RTBI hängt naturgemäss mit einem weiteren heiss diskutierten Trend der Branche zusammen: Big Data. Sind Informationen tatsächlich im Millisekunden-Bereich verfügbar, türmen sich in Kürze enorme Datenberge auf. Diese nur vorzuhalten, bringt Firmen nicht weiter. Die Daten müssen analysiert werden. Allerdings liefern nicht alle Daten wesentliche Informationen. Es gilt daher, die relevanten herauszufiltern und zueinander in Beziehung zu setzen. Um die nötigen Verknüpfungen zu erkennen, müssen dafür oft auch Daten aus weiteren Quellen hinzugezogen werden. Das erfordert natürlich etwas mehr Zeit als ein paar Millisekunden. Daher sollten Verantwortliche sich klar werden, in welchen Abständen Analysen überhaupt hilfreiche Einblicke für die Entscheidungsfindung liefern können. Das muss nicht zwingend in Real-Time sein. Für manche Anwender stellen Analysen einmal pro Woche schon eine bahnbrechende Weiterentwicklung dar.
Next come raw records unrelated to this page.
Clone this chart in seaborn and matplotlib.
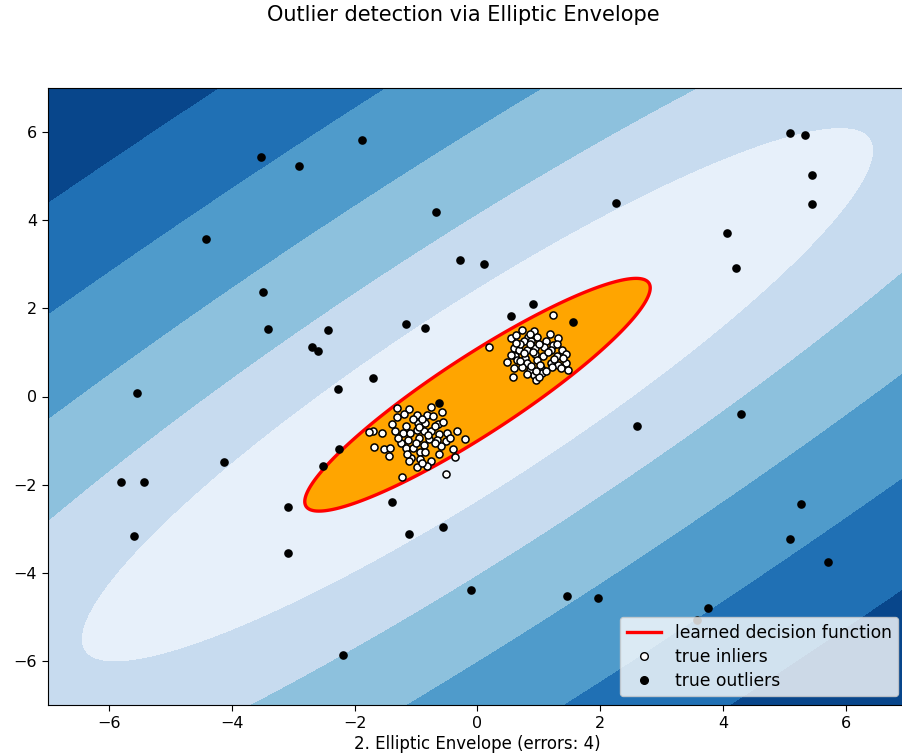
import numpy as np
import pandas as pd
import matplotlib
matplotlib.use("Agg")
import matplotlib.pyplot as plt
import seaborn as sns
from matplotlib.lines import Line2D

# ---------------- data ----------------
outlier_x = [-2.91, -3.53, -1.89, -0.68, -4.43, -3.50, -3.42, -2.44, -2.70, -2.60,
             -1.71, -2.28, -5.55, -1.17, -0.85, -0.29, 0.10, -0.63, 0.54, 0.91,
             1.55, 2.25, 4.07, 4.21, 5.09, 5.34, 5.45, 5.45, 4.30, 2.60,
             -0.11, 1.46, 1.97, 3.76, 3.57, 5.27, 5.09, 5.71, -2.20, -3.09,
             -3.09, -5.81, -5.44, -5.60, -4.13, -2.26, -2.52, -1.40, -1.12, -0.57]
outlier_y = [5.22, 5.43, 5.83, 4.18, 3.57, 2.37, 1.53, 1.51, 1.12, 1.03,
             0.42, 0.17, 0.08, 1.64, 1.55, 3.09, 3.00, -0.14, 1.82, 2.09,
             1.69, 4.38, 3.70, 2.91, 5.97, 5.94, 5.02, 4.36, -0.39, -0.66,
             -4.40, -4.53, -4.58, -4.81, -5.07, -2.43, -3.23, -3.75, -5.87, -2.51,
             -3.54, -1.93, -1.93, -3.17, -1.49, -1.20, -1.57, -2.40, -3.13, -2.97]

inlier_x = [-1.31, -1.11, -0.76, -1.31, -0.98, -0.83, -1.16, -0.97, -0.86, -0.65,
            -0.56, -1.71, -1.55, -1.35, -1.21, -0.99, -0.87, -0.75, -0.63, -0.50,
            -0.33, -0.20, -1.13, -0.96, -0.79, -0.66, -0.52, -1.24, -1.69, -1.52,
            -1.42, -1.17, -1.05, -0.87, -0.60, -0.93, -1.09, -0.93, -0.76, -0.36,
            -1.12, -0.99, -0.82, -0.52, -1.23, -1.77,
            -1.05, -0.90, -0.72, -1.10, -0.80, -0.70, -1.00, -1.30, -0.85, -0.62,
            -1.15, -0.95, -0.45, -1.40, -0.70, -1.20, -0.90, -0.40, -1.45, -0.58,
            0.18, 1.23, 0.54, 0.63, 0.73, 0.83, 0.92, 0.97, 0.75, 0.88,
            1.11, 1.32, 0.59, 0.67, 0.81, 0.94, 1.08, 1.23, 1.19, 1.38,
            1.45, 0.61, 0.78, 0.93, 1.07, 1.30, 0.48, 0.65, 0.81, 0.97,
            1.19, 1.32, 1.44, 0.59, 0.73, 0.86, 1.03, 1.22, 1.36, 1.48,
            0.92, 1.05, 0.58, 0.96,
            0.70, 0.85, 1.00, 1.15, 0.90, 0.75, 1.25, 1.02, 0.88, 0.70,
            1.12, 0.80, 1.40, 0.62, 1.00, 0.86, 1.18, 0.55, 1.30, 0.95]
inlier_y = [-0.26, -0.29, -0.23, -0.47, -0.41, -0.41, -0.66, -0.59, -0.60, -0.62,
            -0.57, -0.79, -0.83, -0.78, -0.83, -0.77, -0.79, -0.79, -0.84, -0.82,
            -0.78, -0.96, -0.98, -0.94, -0.96, -0.98, -1.02, -1.05, -1.15, -1.19,
            -1.17, -1.17, -1.17, -1.09, -1.12, -1.27, -1.39, -1.42, -1.47, -1.38,
            -1.47, -1.60, -1.58, -1.75, -1.82, -0.80,
            -0.50, -0.52, -0.45, -0.82, -0.88, -1.05, -1.05, -0.95, -1.25, -1.30,
            -1.30, -0.70, -0.95, -0.62, -0.68, -0.40, -1.50, -1.20, -1.35, -0.35,
            1.13, 1.84, 1.32, 1.40, 1.51, 1.36, 1.49, 1.36, 1.25, 1.25,
            1.27, 1.32, 1.10, 1.06, 1.06, 1.10, 1.13, 1.17, 1.06, 1.06,
            0.97, 0.91, 0.87, 0.97, 0.91, 0.91, 0.79, 0.82, 0.76, 0.83,
            0.77, 0.72, 0.77, 0.64, 0.68, 0.60, 0.64, 0.67, 0.64, 0.59,
            0.49, 0.53, 0.44, 0.38,
            1.20, 1.18, 1.20, 1.00, 1.02, 0.98, 0.85, 0.72, 0.70, 0.80,
            0.58, 0.52, 0.88, 1.22, 0.45, 1.42, 1.42, 0.95, 1.18, 0.58]

# fitted robust-covariance envelope (center, orientation, threshold half-axes)
env_center = [0.0, 0.04]
env_angle_deg = 43.0
env_half_axes = [3.78, 0.78]

legend_labels = ["learned decision function", "true inliers", "true outliers"]
title_text = "Outlier detection via Elliptic Envelope"
xlabel_text = "2. Elliptic Envelope (errors: 4)"
ticks = [-6, -4, -2, 0, 2, 4, 6]

# ---------------- decision function on a grid ----------------
xx, yy = np.meshgrid(np.linspace(-7, 7, 500), np.linspace(-7, 7, 500))
th = np.deg2rad(env_angle_deg)
dx = xx - env_center[0]
dy = yy - env_center[1]
u = dx * np.cos(th) + dy * np.sin(th)
v = -dx * np.sin(th) + dy * np.cos(th)
mahal = u ** 2 / env_half_axes[0] ** 2 + v ** 2 / env_half_axes[1] ** 2
Z = 1.0 ** 0.33 - mahal ** 0.33
threshold = 0.0

# ---------------- figure ----------------
fig = plt.figure(figsize=(9.02, 7.54), dpi=100)
ax = fig.add_axes([48 / 902, 1 - 705 / 754, (907 - 48) / 902, (705 - 88) / 754])

ax.contourf(xx, yy, Z, levels=np.linspace(Z.min(), threshold, 7), cmap=plt.cm.Blues_r)
ax.contourf(xx, yy, Z, levels=[threshold, Z.max()], colors="orange")
ax.contour(xx, yy, Z, levels=[threshold], linewidths=2.4, colors="red")

df_in = pd.DataFrame({"x": inlier_x, "y": inlier_y})
df_out = pd.DataFrame({"x": outlier_x, "y": outlier_y})
sns.scatterplot(data=df_in, x="x", y="y", ax=ax, color="white", s=26,
                edgecolor="black", linewidth=1.1, zorder=3)
sns.scatterplot(data=df_out, x="x", y="y", ax=ax, color="black", s=26,
                edgecolor="black", linewidth=1.1, zorder=3)

ax.set_xlim(-7, 7)
ax.set_ylim(-7, 7)
ax.set_xticks(ticks)
ax.set_yticks(ticks)
ax.tick_params(labelsize=11.5, length=4.5)
ax.set_xlabel(xlabel_text, fontsize=12)
ax.xaxis.labelpad = 3
ax.set_ylabel("")

handles = [
    Line2D([0], [0], color="red", lw=2.4),
    Line2D([0], [0], marker="o", color="none", markerfacecolor="white",
           markeredgecolor="black", markersize=5.5),
    Line2D([0], [0], marker="o", color="none", markerfacecolor="black",
           markeredgecolor="black", markersize=5.5),
]
ax.legend(handles, legend_labels, loc="lower right", prop={"size": 12.3},
          labelspacing=0.35)

fig.text(463 / 902, 1 - 15 / 754, title_text, ha="center", va="center", fontsize=15)

fig.savefig("out.png", dpi=100)
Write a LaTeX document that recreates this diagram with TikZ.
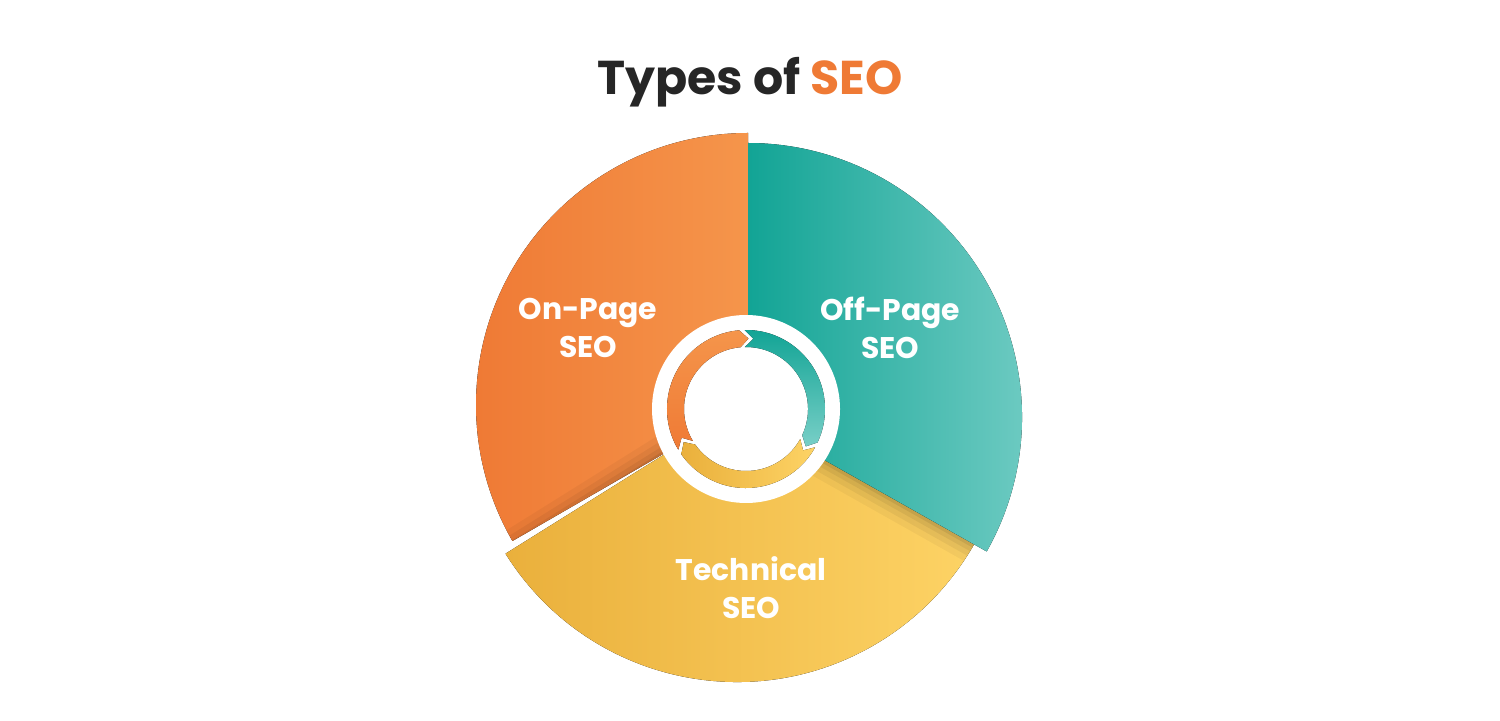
\documentclass[tikz,border=0pt]{standalone}
\usepackage{fontspec}
\setmainfont{Poppins}
\usepackage{xcolor}
\usepackage{tikz}
\definecolor{seoorange}{HTML}{EF7A35}
\definecolor{seoorangelight}{HTML}{F5954B}
\definecolor{seoteal}{HTML}{12A495}
\definecolor{seotealight}{HTML}{78CFC7}
\definecolor{seoyellow}{HTML}{EAB03C}
\definecolor{seoyellowlight}{HTML}{FDD365}
\definecolor{seoblack}{HTML}{262626}
\newcommand{\slice}[5]{\fill[#1] (#2) -- ++(#4:#3) arc[start angle=#4, end angle=#5, radius=#3] -- cycle}
\newcommand{\ringarrow}[2]{\fill[#1] (#2+123:79) arc[start angle=#2+123, end angle=#2+7, radius=79] -- (#2:70.5) -- (#2+7:62) arc[start angle=#2+7, end angle=#2+123, radius=62] -- (#2+116:70.5) -- cycle}

\begin{document}
\begin{tikzpicture}[x=0.02cm,y=0.02cm,
    seolabel/.style={text=white, align=center, font=\fontsize{17}{21.6}\selectfont\bfseries}]
    \useasboundingbox (0,0) rectangle (1500,720);
    \coordinate (hub) at (746,311);

    \slice{left color=seoorange, right color=seoorangelight}{748,315}{272}{90}{210};
    % shade where the yellow part lies on the orange one
    \begin{scope}
      \clip (748,315) -- ++(90:272) arc[start angle=90, end angle=210, radius=272] -- cycle;
      \foreach \w/\o in {22pt/0.04, 15pt/0.05, 9pt/0.06, 4pt/0.08}
        \draw[black, opacity=\o, line width=\w] (737,311) -- ++(212:300);
    \end{scope}
    \slice{left color=seoyellow, right color=seoyellowlight}{737,311}{273}{212}{330.6};
    \begin{scope}
      \clip (737,311) -- ++(212:273) arc[start angle=212, end angle=330.6, radius=273] -- cycle;
      \foreach \w/\o in {22pt/0.04, 15pt/0.05, 9pt/0.06, 4pt/0.08}
        \draw[black, opacity=\o, line width=\w] (748,303) -- ++(-29.4:300);
    \end{scope}
    \slice{left color=seoteal, right color=seotealight}{748,303}{274}{-29.4}{90};

    \fill[white] (hub) circle[radius=94];
    \begin{scope}[shift={(hub)}]
      \ringarrow{bottom color=seoorange, top color=seoorangelight}{88};
      \ringarrow{top color=seoteal, bottom color=seotealight}{-32};
      \ringarrow{left color=seoyellow, right color=seoyellowlight}{208};
    \end{scope}

    \node[seolabel] (onpage) at (588,392) {On-Page\\SEO};
    \node[seolabel] (offpage) at (890,392) {Off-Page\\SEO};
    \node[seolabel] (technical) at (751,132) {Technical\\SEO};

    \node[anchor=base, text=seoblack, font=\fontsize{27}{32}\selectfont\bfseries] (title) at (750,625) {Types of \textcolor{seoorange}{SEO}};
\end{tikzpicture}
\end{document}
Near-Real-Time für geschäftskritische Anwendungen

In diese Kategorie der „Fast-Echtzeit“-Analysen fallen die meisten Anwendungsbeispiele. Die Zeitspannen sind logischerweise etwas länger als bei Real-Time. Dennoch unterstützen derartige Analysen in Situationen, in denen Verantwortliche geschäftskritische Entscheidungen in nur wenigen Minuten treffen müssen und nicht eine Woche oder länger auf Reports warten können. Ein anschauliches Beispiel ist hier ein Taxiunternehmen aus den USA: Die Zentrale benötigt einen exakten Überblick über die Auslastung der einzelnen Taxis und die Tagesumsätze. Sie behält im Auge, ob es gehäuft Anfragen in einer bestimmten Region gibt, etwa aufgrund von Veranstaltungen. So können die Callcenter-Mitarbeiter die Taxis gezielter mit Kundenanfragen in Einklang bringen und zwei Fliegen mit einer Klappe schlagen: Die einzelnen Wagen lassen sich effizienter auslasten und die Passagiere müssen nicht ewig auf das bestellte Taxi warten.

Mein Fazit

Richtiges Real-Time scheitert am Faktor Mensch. Das menschliche Gehirn ist kein Super-Computer. Folglich kann auch kein Mensch auf Analyseergebnisse reagieren, die in Echtzeit vorliegen. Obwohl unsere Technologie Real-Time BI leisten kann, sind unserer Erfahrung nach Updates für Geschäfts- und Produktionsdaten in Intervallen von unter fünf Minuten nicht wirklich sinnvoll. Das heisst: In den meisten RTBI-Fällen geht es mehr um „Near-Real-Time“-Anwendungen. Und selbst das ist oft zu viel des Guten. Kommen Firmen zu dem Schluss, dass Analysen im Wochenrhythmus ausreichen, um fundierte Entscheidungen für den Unternehmenserfolg zu treffen, ist Real-Time überflüssig.